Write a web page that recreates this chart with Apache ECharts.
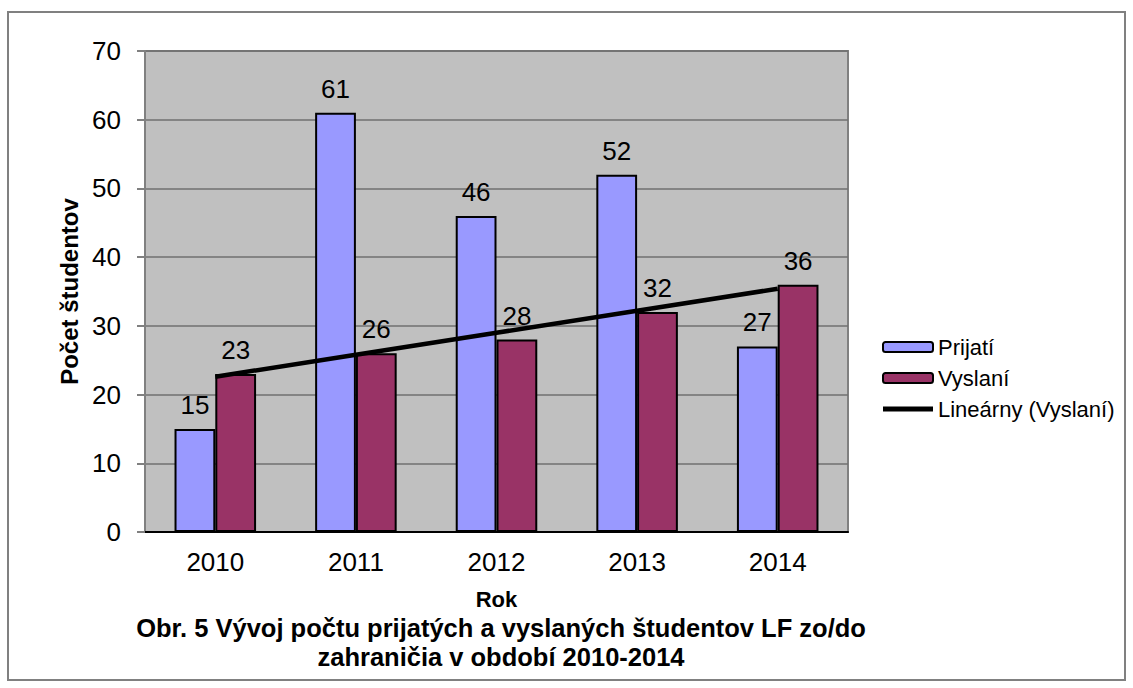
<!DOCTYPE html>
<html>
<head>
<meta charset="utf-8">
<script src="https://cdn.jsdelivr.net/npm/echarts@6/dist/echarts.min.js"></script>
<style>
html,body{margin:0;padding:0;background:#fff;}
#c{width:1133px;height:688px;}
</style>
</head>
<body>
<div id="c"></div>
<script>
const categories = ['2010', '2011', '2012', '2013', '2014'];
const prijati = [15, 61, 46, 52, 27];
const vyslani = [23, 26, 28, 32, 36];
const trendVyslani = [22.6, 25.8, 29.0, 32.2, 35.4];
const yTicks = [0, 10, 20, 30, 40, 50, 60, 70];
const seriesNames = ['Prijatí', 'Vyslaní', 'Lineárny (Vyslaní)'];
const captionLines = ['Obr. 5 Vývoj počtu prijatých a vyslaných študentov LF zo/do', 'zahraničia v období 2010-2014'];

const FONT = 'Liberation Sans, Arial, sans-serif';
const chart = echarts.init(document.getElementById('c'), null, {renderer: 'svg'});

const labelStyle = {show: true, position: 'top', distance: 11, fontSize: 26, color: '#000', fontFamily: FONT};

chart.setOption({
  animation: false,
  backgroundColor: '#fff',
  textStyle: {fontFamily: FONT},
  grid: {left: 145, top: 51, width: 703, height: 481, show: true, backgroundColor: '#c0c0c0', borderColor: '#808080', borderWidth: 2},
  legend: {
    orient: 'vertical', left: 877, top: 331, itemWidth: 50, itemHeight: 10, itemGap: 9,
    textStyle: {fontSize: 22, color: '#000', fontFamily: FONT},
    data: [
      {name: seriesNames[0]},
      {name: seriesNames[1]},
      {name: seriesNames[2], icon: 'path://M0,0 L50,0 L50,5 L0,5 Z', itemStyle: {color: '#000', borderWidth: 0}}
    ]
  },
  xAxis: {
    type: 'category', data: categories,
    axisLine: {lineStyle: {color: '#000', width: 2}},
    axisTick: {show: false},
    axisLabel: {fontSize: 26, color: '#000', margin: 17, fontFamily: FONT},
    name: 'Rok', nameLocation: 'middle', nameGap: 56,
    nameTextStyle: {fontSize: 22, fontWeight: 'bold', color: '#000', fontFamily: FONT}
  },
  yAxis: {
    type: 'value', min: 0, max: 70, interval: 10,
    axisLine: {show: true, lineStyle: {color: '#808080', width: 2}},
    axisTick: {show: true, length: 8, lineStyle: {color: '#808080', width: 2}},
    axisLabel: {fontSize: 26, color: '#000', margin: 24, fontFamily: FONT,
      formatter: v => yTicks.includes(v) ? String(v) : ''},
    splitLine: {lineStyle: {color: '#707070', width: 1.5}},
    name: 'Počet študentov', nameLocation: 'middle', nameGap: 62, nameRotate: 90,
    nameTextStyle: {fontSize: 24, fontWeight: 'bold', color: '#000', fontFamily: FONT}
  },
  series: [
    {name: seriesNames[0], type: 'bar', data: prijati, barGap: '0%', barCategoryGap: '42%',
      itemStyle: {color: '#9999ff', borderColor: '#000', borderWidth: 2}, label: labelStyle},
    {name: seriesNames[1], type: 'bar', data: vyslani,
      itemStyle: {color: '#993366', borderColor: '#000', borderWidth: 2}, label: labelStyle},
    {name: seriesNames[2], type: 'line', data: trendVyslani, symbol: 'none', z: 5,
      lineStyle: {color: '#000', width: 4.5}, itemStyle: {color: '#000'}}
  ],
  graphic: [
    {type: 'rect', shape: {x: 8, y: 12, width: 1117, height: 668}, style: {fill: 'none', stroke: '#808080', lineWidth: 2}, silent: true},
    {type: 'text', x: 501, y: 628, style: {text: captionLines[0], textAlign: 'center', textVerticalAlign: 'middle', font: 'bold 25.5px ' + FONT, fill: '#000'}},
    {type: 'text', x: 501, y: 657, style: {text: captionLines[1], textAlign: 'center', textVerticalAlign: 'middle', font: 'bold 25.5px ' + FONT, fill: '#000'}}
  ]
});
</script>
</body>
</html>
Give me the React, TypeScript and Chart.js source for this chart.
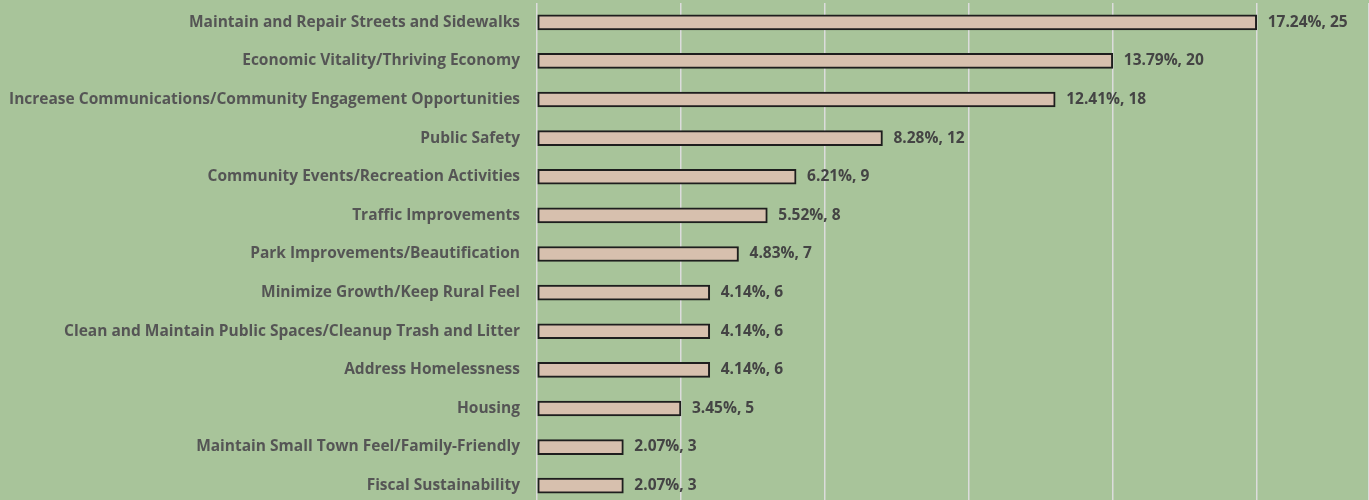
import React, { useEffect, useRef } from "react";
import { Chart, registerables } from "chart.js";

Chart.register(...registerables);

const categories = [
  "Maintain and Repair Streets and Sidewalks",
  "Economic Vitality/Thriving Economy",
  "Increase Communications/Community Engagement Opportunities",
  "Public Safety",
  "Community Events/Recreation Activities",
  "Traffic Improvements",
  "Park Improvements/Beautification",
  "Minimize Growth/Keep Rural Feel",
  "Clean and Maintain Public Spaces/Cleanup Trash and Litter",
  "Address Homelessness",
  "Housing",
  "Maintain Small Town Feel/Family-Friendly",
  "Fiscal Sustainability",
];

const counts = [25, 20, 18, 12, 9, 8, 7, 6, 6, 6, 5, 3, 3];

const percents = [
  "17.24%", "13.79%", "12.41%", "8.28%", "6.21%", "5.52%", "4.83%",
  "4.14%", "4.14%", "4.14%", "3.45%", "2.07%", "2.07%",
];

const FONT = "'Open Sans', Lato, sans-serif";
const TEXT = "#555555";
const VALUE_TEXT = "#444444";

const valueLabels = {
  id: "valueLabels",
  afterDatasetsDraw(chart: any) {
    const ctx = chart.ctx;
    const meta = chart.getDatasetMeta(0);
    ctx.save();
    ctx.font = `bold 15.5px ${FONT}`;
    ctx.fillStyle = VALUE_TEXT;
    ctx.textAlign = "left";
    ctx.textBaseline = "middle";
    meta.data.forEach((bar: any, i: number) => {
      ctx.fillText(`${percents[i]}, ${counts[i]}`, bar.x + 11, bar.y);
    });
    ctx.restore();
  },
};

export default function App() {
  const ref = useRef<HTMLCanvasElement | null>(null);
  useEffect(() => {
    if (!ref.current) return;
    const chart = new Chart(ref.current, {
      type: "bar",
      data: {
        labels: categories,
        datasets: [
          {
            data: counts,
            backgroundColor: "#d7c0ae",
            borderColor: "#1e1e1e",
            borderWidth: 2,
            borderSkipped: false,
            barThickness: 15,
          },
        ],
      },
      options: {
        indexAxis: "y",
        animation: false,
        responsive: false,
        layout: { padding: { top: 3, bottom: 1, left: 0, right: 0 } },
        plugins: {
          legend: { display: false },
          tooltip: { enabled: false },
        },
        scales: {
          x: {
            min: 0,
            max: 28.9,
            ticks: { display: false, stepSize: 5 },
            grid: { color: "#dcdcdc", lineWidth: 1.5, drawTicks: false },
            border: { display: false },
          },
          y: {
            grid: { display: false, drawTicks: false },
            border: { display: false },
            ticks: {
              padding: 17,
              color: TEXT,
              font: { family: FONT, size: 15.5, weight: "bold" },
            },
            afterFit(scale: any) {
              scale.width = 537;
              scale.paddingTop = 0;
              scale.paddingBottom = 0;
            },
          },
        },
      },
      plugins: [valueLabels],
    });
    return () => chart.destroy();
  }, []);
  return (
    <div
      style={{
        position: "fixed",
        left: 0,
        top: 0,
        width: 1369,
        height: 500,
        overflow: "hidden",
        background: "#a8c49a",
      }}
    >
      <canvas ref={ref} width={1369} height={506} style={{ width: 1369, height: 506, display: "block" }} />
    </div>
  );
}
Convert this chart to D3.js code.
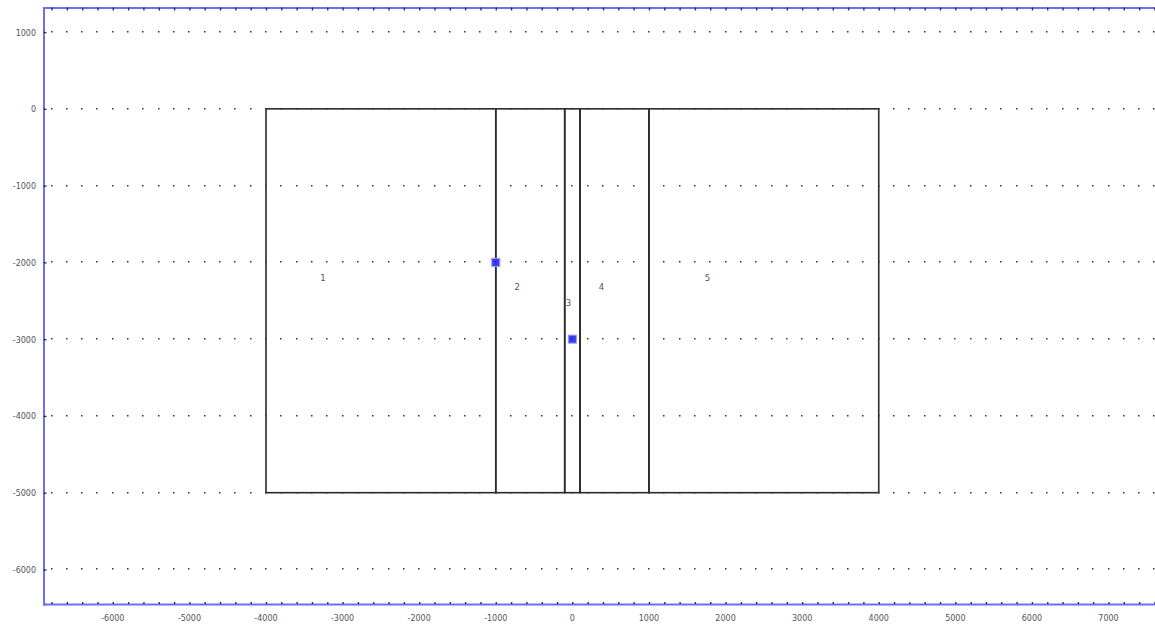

:::

**Required work:** Find every line containing the word "React", then give the total and nothing more.

**The response:** 2